The Rule of St. Benedict was written around 540, five years before Benedict’s death in 545. It is a very simple outline of what, according to Benedict, it takes to set out on the path to a righteous life. The first and most obvious thing to say is that it takes total commitment, and not in an esoteric or cognitive sense, but in an actual embodied handing over of one’s possessions and one’s person to the monastic community. It is very sobering to read this book and to imagine the sense of loss and stripping away that would occur if the reader were to take it seriously and embark upon this road.
But the basic thrust is to provide a manual for the monk to fight against the work of the devil in his soul. Benedict is, let us say, not sanguine about human nature. He sees the soul as a battleground between the forces of good and evil. Which will win is dependent upon whether the monk will choose the path of humility or of pride.
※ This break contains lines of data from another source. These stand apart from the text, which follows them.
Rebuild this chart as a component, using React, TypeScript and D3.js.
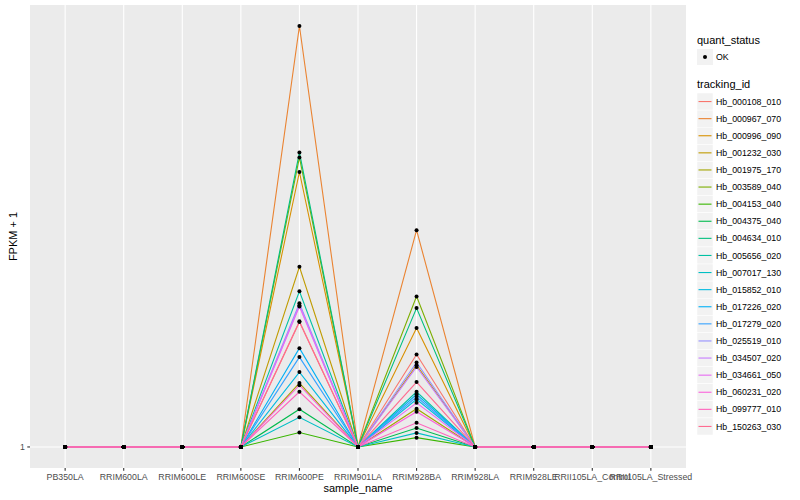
import React from "react";
import * as d3 from "d3";

const samples = [
  "PB350LA", "RRIM600LA", "RRIM600LE", "RRIM600SE", "RRIM600PE", "RRIM901LA",
  "RRIM928BA", "RRIM928LA", "RRIM928LE", "RRII105LA_Control", "RRII105LA_Stressed",
];

const trackingIds = [
  "Hb_000108_010", "Hb_000967_070", "Hb_000996_090", "Hb_001232_030", "Hb_001975_170",
  "Hb_003589_040", "Hb_004153_040", "Hb_004375_040", "Hb_004634_010", "Hb_005656_020",
  "Hb_007017_130", "Hb_015852_010", "Hb_017226_020", "Hb_017279_020", "Hb_025519_010",
  "Hb_034507_020", "Hb_034661_050", "Hb_060231_020", "Hb_099777_010", "Hb_150263_030",
];

// FPKM + 1 at RRIM600PE and RRIM928BA; all other samples are 1
const peValues = [
  1.781, 6.982, 3.559, 2.298, 1.343, 3.807, 1.069, 1.190, 3.896, 2.051,
  1.147, 1.413, 1.578, 1.514, 1.941, 1.923, 1.912, 1.330, 1.290, 1.786,
];
const baValues = [
  1.532, 2.720, 1.732, 1.459, 1.193, 2.004, 1.044, 1.091, 1.899, 1.290,
  1.067, 1.246, 1.275, 1.261, 1.477, 1.447, 1.226, 1.177, 1.118, 1.349,
];

const yTicks = [1];

const palette = [
  "#F8766D", "#EA8331", "#D89000", "#C09B00", "#A3A500", "#7CAE00", "#39B600", "#00BB4E", "#00BF7D", "#00C1A3",
  "#00BFC4", "#00BAE0", "#00B0F6", "#35A2FF", "#9590FF", "#C77CFF", "#E76BF3", "#FA62DB", "#FF62BC", "#FF6C91",
];

const W = 800, H = 500;
const panel = { left: 30, right: 686, top: 5, bottom: 468 };

export default function App() {
  const series = trackingIds.map((id, i) => ({
    id,
    values: samples.map((s) => (s === "RRIM600PE" ? peValues[i] : s === "RRIM928BA" ? baValues[i] : 1)),
  }));

  const maxV = d3.max(peValues) as number;
  const lmin = 0, lmax = Math.log10(maxV);
  const pad = (lmax - lmin) * 0.05;
  const y = d3.scaleLog().domain([Math.pow(10, lmin - pad), Math.pow(10, lmax + pad)]).range([panel.bottom, panel.top]);
  const x = d3.scalePoint<string>().domain(samples).range([panel.left, panel.right]).padding(0.6);

  const color = d3.scaleOrdinal<string, string>().domain(trackingIds).range(palette);

  const line = d3.line<number>().x((_, i) => x(samples[i]) as number).y((v) => y(v));

  const font = "Liberation Sans, Arial, Helvetica, sans-serif";
  const legendX = 697;
  const keyTop = 93;
  const keyH = 17.1;

  return (
    <svg width={W} height={H} style={{ position: "absolute", left: 0, top: 0 }} fontFamily={font}>
      <rect x={0} y={0} width={W} height={H} fill="#ffffff" />
      <rect x={panel.left} y={panel.top} width={panel.right - panel.left} height={panel.bottom - panel.top} fill="#EBEBEB" />
      {yTicks.map((t) => (
        <line key={"gy" + t} x1={panel.left} x2={panel.right} y1={y(t)} y2={y(t)} stroke="#ffffff" strokeWidth={1.1} />
      ))}
      {samples.map((s) => (
        <line key={"gx" + s} x1={x(s)} x2={x(s)} y1={panel.top} y2={panel.bottom} stroke="#ffffff" strokeWidth={1.1} />
      ))}
      {series.map((sr) => (
        <path key={sr.id} d={line(sr.values) || ""} fill="none" stroke={color(sr.id)} strokeWidth={1.1} />
      ))}
      {series.map((sr) =>
        sr.values.map((v, i) => (
          <circle key={sr.id + i} cx={x(samples[i])} cy={y(v)} r={2} fill="#000000" />
        ))
      )}
      {/* y axis */}
      {yTicks.map((t) => (
        <g key={"ty" + t}>
          <line x1={panel.left - 2.7} x2={panel.left} y1={y(t)} y2={y(t)} stroke="#333333" strokeWidth={1.1} />
          <text x={panel.left - 5} y={y(t)} dy="0.35em" textAnchor="end" fontSize={8.8} fill="#4D4D4D">{t}</text>
        </g>
      ))}
      {/* x axis */}
      {samples.map((s) => (
        <g key={"tx" + s}>
          <line x1={x(s)} x2={x(s)} y1={panel.bottom} y2={panel.bottom + 2.7} stroke="#333333" strokeWidth={1.1} />
          <text x={x(s)} y={480} textAnchor="middle" fontSize={8.8} fill="#4D4D4D">{s}</text>
        </g>
      ))}
      <text x={(panel.left + panel.right) / 2} y={492} textAnchor="middle" fontSize={11} fill="#000000">sample_name</text>
      <text transform={`translate(17,${(panel.top + panel.bottom) / 2}) rotate(-90)`} textAnchor="middle" fontSize={11} fill="#000000">FPKM + 1</text>

      {/* legend: quant_status */}
      <text x={legendX} y={44} fontSize={11} fill="#000000">quant_status</text>
      <rect x={legendX} y={49} width={16} height={16} fill="#F2F2F2" />
      <circle cx={legendX + 8} cy={57} r={2} fill="#000000" />
      <text x={legendX + 19} y={57} dy="0.35em" fontSize={8.8} fill="#000000">OK</text>

      {/* legend: tracking_id */}
      <text x={legendX} y={88} fontSize={11} fill="#000000">tracking_id</text>
      {trackingIds.map((id, i) => {
        const cy = keyTop + keyH * i + keyH / 2;
        return (
          <g key={"lg" + id}>
            <rect x={legendX} y={keyTop + keyH * i} width={16} height={keyH} fill="#F2F2F2" stroke="#ffffff" strokeWidth={0.5} />
            <line x1={legendX + 1.5} x2={legendX + 14.5} y1={cy} y2={cy} stroke={color(id)} strokeWidth={1.1} />
            <text x={legendX + 19} y={cy} dy="0.35em" fontSize={8.8} fill="#000000">{id}</text>
          </g>
        );
      })}
    </svg>
  );
}
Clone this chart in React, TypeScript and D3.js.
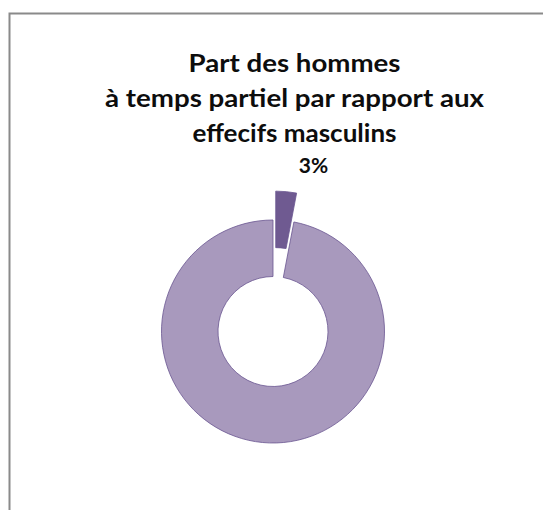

The fires of pride are stoked by envy and gain, so possessions are not permitted and everyone must have the same. Pride is tempted by position and rank, so if a brother is promoted he must be chosen because of his humility and if his promotion causes him to behave in a haughty manner he must be cautioned and demoted. Pride is manifested in laziness and disobedience; so if a monk repeatedly displays these things he must be warned and, if he does realign himself to godly behaviour, he must be beaten. The monk must pray and read and rise during the night to sing Psalms with the other brothers, this to continully focus his mind upon God and so to triumph over his own miserable condition.
What is remarkable about this is that it is a compromise for St. Benedict, who had started a monastery many years previously but had imposed a rule upon his monks that was so demanding and punishing that the brothers had conspired to poison him to death. He had realised that, although he was capable of the most incredible feats of endurance and abstinance, the normal man simply was not, and so a rule for that normal man. But a rule all the same that appears challenging to the modern ear. The final section of the work is entitled ‘The rule is only a start on the path to justice’:
We have written this rule so that by living by it in accordance with the monasteries we may demonstrate that we are to some extent living virtuously and have made a start on the religious life…But we are lazy and live reprehensible and careless lives, and we ought to be ashamed of ourselves. Whoever you are then, who are hurrying towards the heavenly country, observe this little rule for beginners which I have written with Christ’s help, and then with God’s protection you will at least reach the greater heights of wisdom and virtue I mentioned earlier in this work.